START

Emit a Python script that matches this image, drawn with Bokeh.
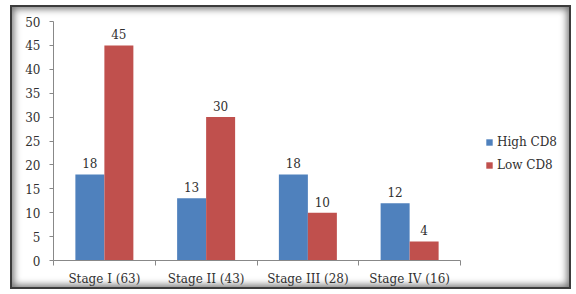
from bokeh.plotting import figure
from bokeh.models import ColumnDataSource, FixedTicker, Legend, LegendItem, LabelSet, Range1d
from bokeh.core.properties import value
from bokeh.embed import file_html
from bokeh.resources import INLINE

categories = ["Stage I (63)", "Stage II (43)", "Stage III (28)", "Stage IV (16)"]
high_cd8 = [18, 13, 18, 12]
low_cd8 = [45, 30, 10, 4]
series_names = ["High CD8", "Low CD8"]
y_ticks = [0, 5, 10, 15, 20, 25, 30, 35, 40, 45, 50]

FONT = "DejaVu Serif"
TXT = "#303030"
BLUE = "#4F81BD"
RED = "#C0504D"
BW = 0.285
N = len(categories)

centers = [i + 0.5 for i in range(N)]
src_h = ColumnDataSource(dict(x=[c - BW / 2 for c in centers], y=high_cd8, lab=[str(v) for v in high_cd8]))
src_l = ColumnDataSource(dict(x=[c + BW / 2 for c in centers], y=low_cd8, lab=[str(v) for v in low_cd8]))

p = figure(width=561, height=284, output_backend="svg", toolbar_location=None,
           x_range=Range1d(0, N * 520 / 407), y_range=Range1d(0, 50),
           min_border_left=41, min_border_right=0, min_border_top=14, min_border_bottom=31)
p.styles = {"border": "2px solid #3c3c3c", "margin": "5px 0 0 10px",
            "box-shadow": "inset 0 0 7px 2px rgba(0,0,0,0.55)"}
p.background_fill_color = None
p.border_fill_color = None
p.outline_line_color = None
p.xgrid.visible = False
p.ygrid.visible = False

rh = p.vbar(x="x", top="y", width=BW, source=src_h, fill_color=BLUE, line_color=None)
rl = p.vbar(x="x", top="y", width=BW, source=src_l, fill_color=RED, line_color=None)

for src in (src_h, src_l):
    p.add_layout(LabelSet(x="x", y="y", text="lab", source=src, text_align="center",
                          text_baseline="bottom", y_offset=6, text_font=value(FONT),
                          text_font_size="12px", text_color=TXT))

p.yaxis.ticker = FixedTicker(ticks=y_ticks)
p.yaxis.axis_line_color = "#888888"
p.yaxis.major_tick_line_color = "#888888"
p.yaxis.major_tick_in = 0
p.yaxis.major_tick_out = 4
p.yaxis.minor_tick_line_color = None
p.yaxis.major_label_standoff = 9
p.yaxis.major_label_text_font = FONT
p.yaxis.major_label_text_font_size = "12px"
p.yaxis.major_label_text_color = TXT

p.xaxis.bounds = (0, N)
p.xaxis.ticker = FixedTicker(ticks=centers, minor_ticks=list(range(N + 1)))
p.xaxis.major_label_overrides = {c: n for c, n in zip(centers, categories)}
p.xaxis.axis_line_color = "#888888"
p.xaxis.major_tick_line_color = None
p.xaxis.minor_tick_line_color = "#888888"
p.xaxis.minor_tick_in = 0
p.xaxis.minor_tick_out = 5
p.xaxis.major_label_standoff = 5
p.xaxis.major_label_text_font = FONT
p.xaxis.major_label_text_font_size = "12px"
p.xaxis.major_label_text_color = TXT

legend = Legend(items=[LegendItem(label=series_names[0], renderers=[rh]),
                       LegendItem(label=series_names[1], renderers=[rl])],
                location=(432, 87), orientation="vertical",
                glyph_width=8, glyph_height=8, label_height=16, spacing=7,
                padding=0, margin=0, label_standoff=4,
                label_text_font=FONT, label_text_font_size="12px", label_text_color=TXT,
                background_fill_alpha=0, border_line_color=None)
p.add_layout(legend)

open("out.html", "w").write(file_html(p, INLINE))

END

### OBJECTIVE
Reproduce the material word for word, minus the images.

### REPLY
Emit a Python script that matches this image, drawn with Bokeh.
from bokeh.plotting import figure
from bokeh.models import ColumnDataSource, FixedTicker, Legend, LegendItem, LabelSet, Range1d
from bokeh.core.properties import value
from bokeh.embed import file_html
from bokeh.resources import INLINE

categories = ["Stage I (63)", "Stage II (43)", "Stage III (28)", "Stage IV (16)"]
high_cd8 = [18, 13, 18, 12]
low_cd8 = [45, 30, 10, 4]
series_names = ["High CD8", "Low CD8"]
y_ticks = [0, 5, 10, 15, 20, 25, 30, 35, 40, 45, 50]

FONT = "DejaVu Serif"
TXT = "#303030"
BLUE = "#4F81BD"
RED = "#C0504D"
BW = 0.285
N = len(categories)

centers = [i + 0.5 for i in range(N)]
src_h = ColumnDataSource(dict(x=[c - BW / 2 for c in centers], y=high_cd8, lab=[str(v) for v in high_cd8]))
src_l = ColumnDataSource(dict(x=[c + BW / 2 for c in centers], y=low_cd8, lab=[str(v) for v in low_cd8]))

p = figure(width=561, height=284, output_backend="svg", toolbar_location=None,
           x_range=Range1d(0, N * 520 / 407), y_range=Range1d(0, 50),
           min_border_left=41, min_border_right=0, min_border_top=14, min_border_bottom=31)
p.styles = {"border": "2px solid #3c3c3c", "margin": "5px 0 0 10px",
            "box-shadow": "inset 0 0 7px 2px rgba(0,0,0,0.55)"}
p.background_fill_color = None
p.border_fill_color = None
p.outline_line_color = None
p.xgrid.visible = False
p.ygrid.visible = False

rh = p.vbar(x="x", top="y", width=BW, source=src_h, fill_color=BLUE, line_color=None)
rl = p.vbar(x="x", top="y", width=BW, source=src_l, fill_color=RED, line_color=None)

for src in (src_h, src_l):
    p.add_layout(LabelSet(x="x", y="y", text="lab", source=src, text_align="center",
                          text_baseline="bottom", y_offset=6, text_font=value(FONT),
                          text_font_size="12px", text_color=TXT))

p.yaxis.ticker = FixedTicker(ticks=y_ticks)
p.yaxis.axis_line_color = "#888888"
p.yaxis.major_tick_line_color = "#888888"
p.yaxis.major_tick_in = 0
p.yaxis.major_tick_out = 4
p.yaxis.minor_tick_line_color = None
p.yaxis.major_label_standoff = 9
p.yaxis.major_label_text_font = FONT
p.yaxis.major_label_text_font_size = "12px"
p.yaxis.major_label_text_color = TXT

p.xaxis.bounds = (0, N)
p.xaxis.ticker = FixedTicker(ticks=centers, minor_ticks=list(range(N + 1)))
p.xaxis.major_label_overrides = {c: n for c, n in zip(centers, categories)}
p.xaxis.axis_line_color = "#888888"
p.xaxis.major_tick_line_color = None
p.xaxis.minor_tick_line_color = "#888888"
p.xaxis.minor_tick_in = 0
p.xaxis.minor_tick_out = 5
p.xaxis.major_label_standoff = 5
p.xaxis.major_label_text_font = FONT
p.xaxis.major_label_text_font_size = "12px"
p.xaxis.major_label_text_color = TXT

legend = Legend(items=[LegendItem(label=series_names[0], renderers=[rh]),
                       LegendItem(label=series_names[1], renderers=[rl])],
                location=(432, 87), orientation="vertical",
                glyph_width=8, glyph_height=8, label_height=16, spacing=7,
                padding=0, margin=0, label_standoff=4,
                label_text_font=FONT, label_text_font_size="12px", label_text_color=TXT,
                background_fill_alpha=0, border_line_color=None)
p.add_layout(legend)

open("out.html", "w").write(file_html(p, INLINE))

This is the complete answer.